This task belonged to the harder ones. At first we make a complete weighted bipartite graph. Its first partition consists of the letters chosen by one player. The second partition consists of words from the wordlist which contain the 2 letters chosen at the beginning of the game. The weight of an edge between a letter c and a word w is |M|+1-|w| (where M is the longest word and |w| denotes the length of the word w) if w contains c and 0 otherwise. Then we find a perfect matching in this graph with maximum weight. A matching in a graph is a set of pairwise disjoint edges. A perfect matching is a matching which contains all vertices of one (the smaller) partition. The weight of a matching is the sum of weights of its edges. We will find a perfect matching with maximum possible weight. It is clear that the words in the maximum matching are different, contain all the characters and the sum of their lengths is minimal because otherwise the matching formed by the words with smaller sum of lengths would have higher weight. If any of the characters is matched with a word with an edge with weight 0 then there exists no solution to the task and we will output -1.

So it is enough to solve the maximum perfect matching problem for weighted complete bipartite
graphs. Let the partitions have sizes N_{1} and N_{2} respectively
(N_{1}<=N_{2}). We will show an O((N_{1}+N_{2})^{4})$
algorithm. Note that there are more efficient algorithms known, but this one was already fast
enough.

The term size of a matching will denote the number of edges in it. The optimal matching of size k (M_{k}) is a
matching whose weight is minimal over all possible matchings of size k. We will find optimal
matchings of sizes 0, 1, ... , N_{1}. M_{0} is clearly an empty set and
M_{N1} is the answer to our problem. We assume that we have found M_{k}
and we find now M_{k+1}.

Let's make some definitions first. Let's have a matching M. Matched edge (vertex) with respect to M
is an edge (vertex) in M. An alternating path is a path whose starts at an unmatched vertex in one
partition and ends at an unmatched vertex in the second partition and the edges along it alternate
between unmatched and matched, that is the first edge along the path is unmatched, the second is
matched, the third is unmatched and so on. Let P_{M} denote the unmatched edges and
Q_{M} the matched edges in M of some path P. The cost of P (cost(P)) is the sum of the
weights of the edges in P_{M} minus the sum of the weights of the edges in Q_{M}.
cost(P)=wt(P_{M})-wt(Q_{M}). By augmenting a matching with an alternating path P we
will denote the "flipping" of the edges in path P - that is every matched edge in P will become
unmatched and vice versa. An augmenting path is an alternating path which will increase the weight
of the matching by augmenting the matching with this path.

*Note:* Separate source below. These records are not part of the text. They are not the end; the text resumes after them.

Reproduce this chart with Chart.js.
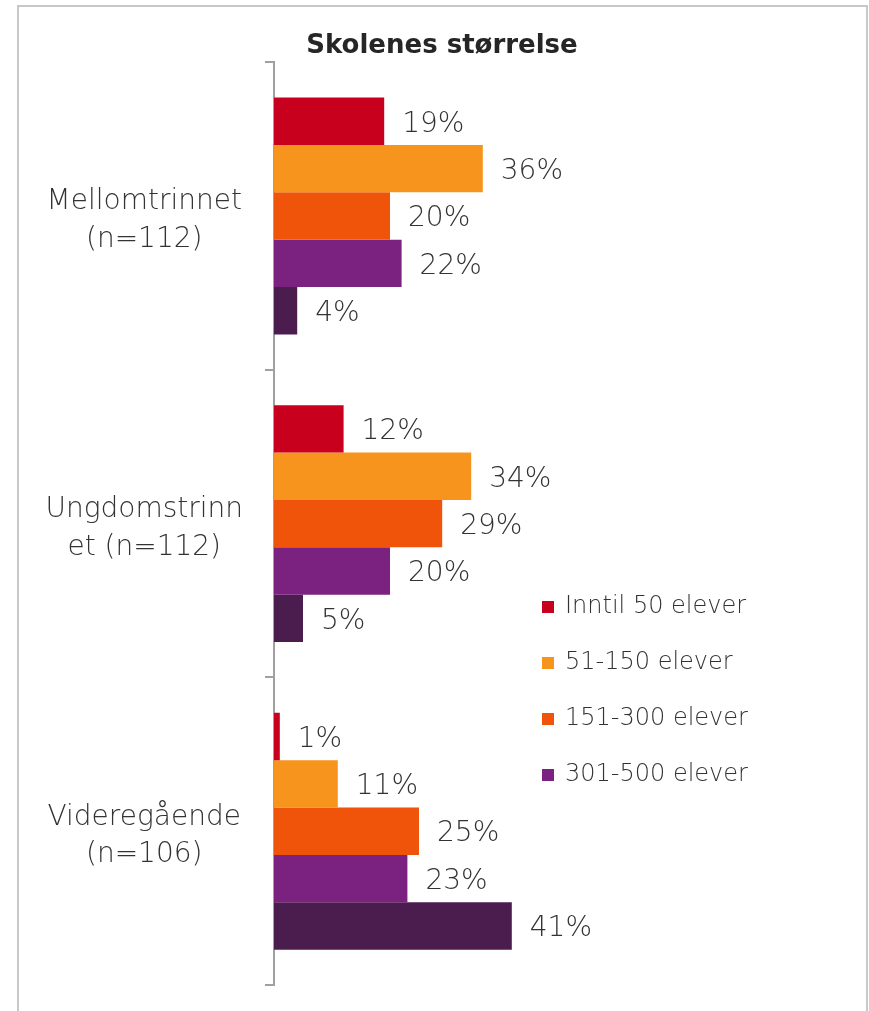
<!DOCTYPE html>
<html>
<head>
<meta charset="utf-8">
<title>Skolenes størrelse</title>
<script src="https://cdn.jsdelivr.net/npm/chart.js"></script>
<style>
  body { margin: 0; background: #fff; }
  #wrap { position: relative; width: 869px; height: 1011px; overflow: hidden; }
  #frame { position: absolute; left: 17px; top: 5px; width: 847px; height: 1030px; border: 2px solid #c8c8c8; }
  canvas { position: absolute; left: 0; top: 0; }
</style>
</head>
<body>
<div id="wrap">
  <div id="frame"></div>
  <canvas id="chart" width="869" height="1011"></canvas>
</div>
<script>
// data
const categories = [
  ['Mellomtrinnet', '(n=112)'],
  ['Ungdomstrinn', 'et (n=112)'],
  ['Videregående', '(n=106)']
];
const seriesNames = ['Inntil 50 elever', '51-150 elever', '151-300 elever', '301-500 elever', 'Over 500 elever'];
const inntil50 = [19, 12, 1];
const elever51_150 = [36, 34, 11];
const elever151_300 = [20, 29, 25];
const elever301_500 = [22, 20, 23];
const over500 = [4, 5, 41];
const colors = ['#c8001e', '#f7941d', '#f0540a', '#7b217f', '#4b1d4f'];

const textFont = '"DejaVu Sans"';
const labelColor = '#333333';

// etiketter med prosent til høyre for stolpene
const valueLabels = {
  id: 'valueLabels',
  afterDatasetsDraw(chart) {
    const ctx = chart.ctx;
    ctx.save();
    ctx.font = '200 28px ' + textFont;
    ctx.fillStyle = labelColor;
    ctx.textBaseline = 'middle';
    ctx.textAlign = 'left';
    chart.data.datasets.forEach((ds, i) => {
      chart.getDatasetMeta(i).data.forEach((bar, j) => {
        ctx.fillText(ds.data[j] + '%', bar.x + 18, bar.y + 3);
      });
    });
    ctx.restore();
  }
};

// legenden inne i plottet (bare fire synlige, som i originalen)
const insideLegend = {
  id: 'insideLegend',
  afterDraw(chart) {
    const ctx = chart.ctx;
    ctx.save();
    ctx.font = '200 24px ' + textFont;
    ctx.textBaseline = 'middle';
    for (let i = 0; i < 4; i++) {
      const y = 607 + i * 56;
      ctx.fillStyle = colors[i];
      ctx.fillRect(542, y - 6, 12, 12);
      ctx.fillStyle = labelColor;
      ctx.fillText(seriesNames[i], 565, y);
    }
    ctx.restore();
  }
};

const datasets = [inntil50, elever51_150, elever151_300, elever301_500, over500].map((d, i) => ({
  label: seriesNames[i],
  data: d,
  backgroundColor: colors[i],
  borderWidth: 0,
  categoryPercentage: 0.77,
  barPercentage: 1
}));

new Chart(document.getElementById('chart'), {
  type: 'bar',
  data: { labels: categories, datasets: datasets },
  plugins: [valueLabels, insideLegend],
  options: {
    indexAxis: 'y',
    responsive: false,
    animation: false,
    devicePixelRatio: 1,
    layout: { padding: { left: 30, right: 15, top: 0, bottom: 26 } },
    plugins: {
      legend: { display: false },
      tooltip: { enabled: false },
      title: {
        display: true,
        text: 'Skolenes størrelse',
        color: '#262626',
        font: { family: 'DejaVu Sans', size: 26, weight: 'bold' },
        padding: { top: 31, bottom: 0 }
      }
    },
    scales: {
      x: { display: false, min: 0, max: 100 },
      y: {
        afterFit(scale) {
          scale.width = 244;
          scale.paddingTop = 0;
          scale.paddingBottom = 0;
        },
        border: { display: true, color: '#a0a0a0', width: 2 },
        grid: { display: true, drawOnChartArea: false, drawTicks: true, tickLength: 9, color: '#a0a0a0', lineWidth: 2, offset: true },
        ticks: {
          crossAlign: 'center',
          padding: 22,
          labelOffset: 5,
          color: labelColor,
          font: { family: 'DejaVu Sans', size: 28, weight: 200, lineHeight: 1.35 }
        }
      }
    }
  }
});
</script>
</body>
</html>
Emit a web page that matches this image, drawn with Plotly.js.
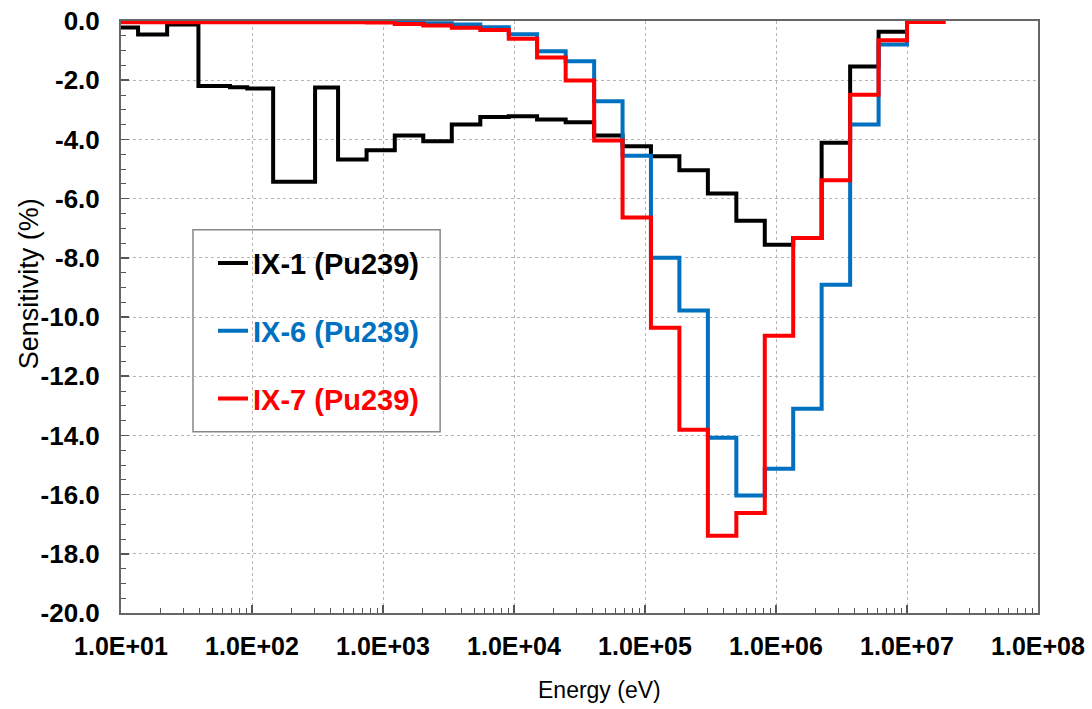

Let's go back to the problem of finding M_{k+1} from M_{k}. We find the augmenting
path P with the largest cost. Then we augment M_{k} with P to obtain M_{k+1}. By
definition of cost(P) it follows that wt(M_{k+1})=wt(M_{k})+cost(P). It is easy to
prove that M_{k+1} is indeed the maximum matching of size k+1. So we have to find the
augmenting path with maximum cost. One possible way to do it is to collapse all unmatched vertices
into two new vertices U_{L} and U_{R}. Then we direct all matched edges from left to
right retaining their weights and direct all unmatched edges from right to left and assign them
their negative weight. Than we will find the shortest path between U_{L} and U_{R}
and it is clear that this path will be the augmenting path with the largest cost. The resulting
graph will have no cycles so we can do it by Bellman-Ford algorithm in O(NM) which results to an
algorithm in O(N^{2}M).

The second aproach which is used in the example solution works as follows: We will do it in k
iterations. In the i-th (0<=i<=k) iteration we will find for every vertex w_{r} in one
of the partitions an augmenting path with largest cost to some unmatched vertex in the second
partition considering only paths of length 2i+1 and shorter. Let's call it
c_{i}(w_{r}). The length of any augmenting path can't be longer than 2k+1. The 0-th
iteration is easy. For every vertex w_{r} in one of the partitions we will find its
unmatched neighbour connected with an edge with maximum weight. The i-th iteration works as follows:
We check for every w_{r} whether there exists matched w_{s} in the same partition
such that:
c_{i-1}(w_{s})+wt(w_{r},mate(w_{s}))-wt(w_{s},mate(w_{s}))
> c_{i-1}(w_{r}) (mate(w_{s}) denotes the matched neighbour of vertex
w_{s}), i.e. there is more expensive alternating path to w_{r} that comes directly
from w_{s} via mate(w_{s}) - if so, we update c_{i}(w_{r})
accordingly. Then we will choose such unmatched w_{r} whose augmenting path has largest
cost. Every iteration runs in O(N^{2}), there are at most N iterations for every
M_{k} and 0<=k<=N so our algorithm runs in O(N^{4}).